Is there a workaround or solution for this without affecting the rest of the search results?
Ahh, yes, I can imagine that's exactly what's happening... nForum isn't storing the html markup the same way that Umbraco does. I strip html from the search fields but if they're already encoded that won't work.
What you could do is modify the xsltsearch.xslt file to first 'encode' the field (but only if it is an nForum document type and an nForum field) and then strip the html as usual. Basically, use an xsl:choose statement to check the field and encode+htmlstrip or just htmlstrip as appropriate. The line you'd want to augment in xsltsearch.xslt is:
Or you might check with Lee Messenger (author of nForum) to see if there's a way to stop the encoding of markup when a post is created and only encode on the display side of things when it is output (to avoid potential security and XSS concerns).

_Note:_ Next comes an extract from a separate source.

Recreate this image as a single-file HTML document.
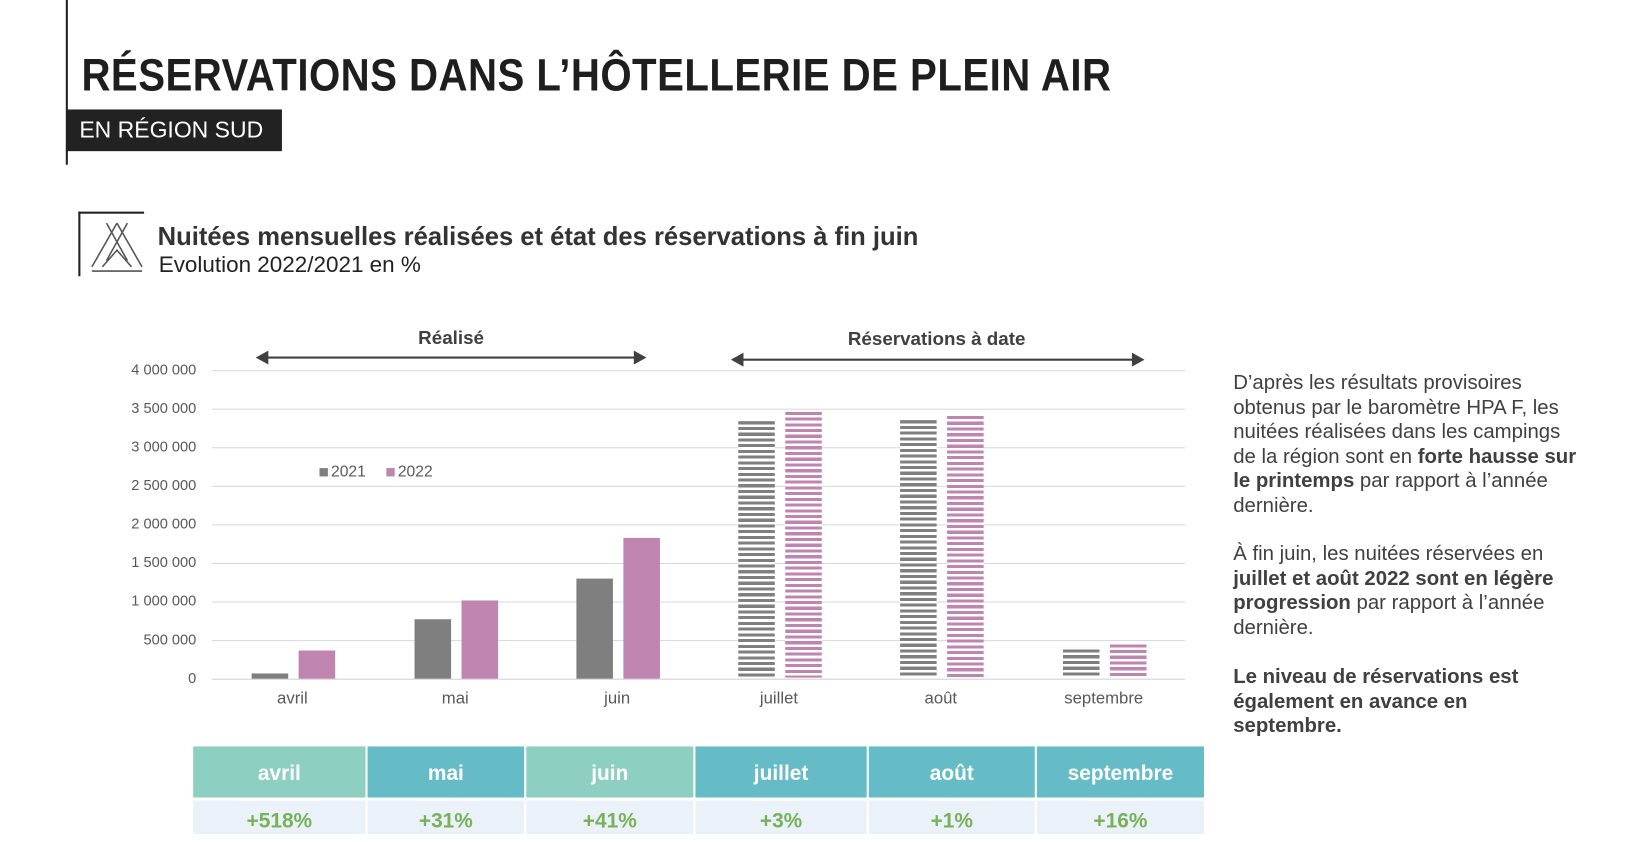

The problem is that I need to decode, not encode, the values back into tags. And unfortunately there's no umbraco.library:HtmlDecode. The only way I can think of is the disable-output-escaping="yes" to at least output the text with the tags, but I then need to store the result of that in a variable in order to use the StripHtml function, and attempting to declare a variable using both disable-output-escaping and a previous variable in the XSLT file just throws an error. I tried passing the output-escaped text through as a parameter to a template call, but that seemed to have no effect on decoding it.
Short of having to extend the umbraco library and make my own custom function to decode HTML (which I'd rather not) I'm not sure how else to approach this.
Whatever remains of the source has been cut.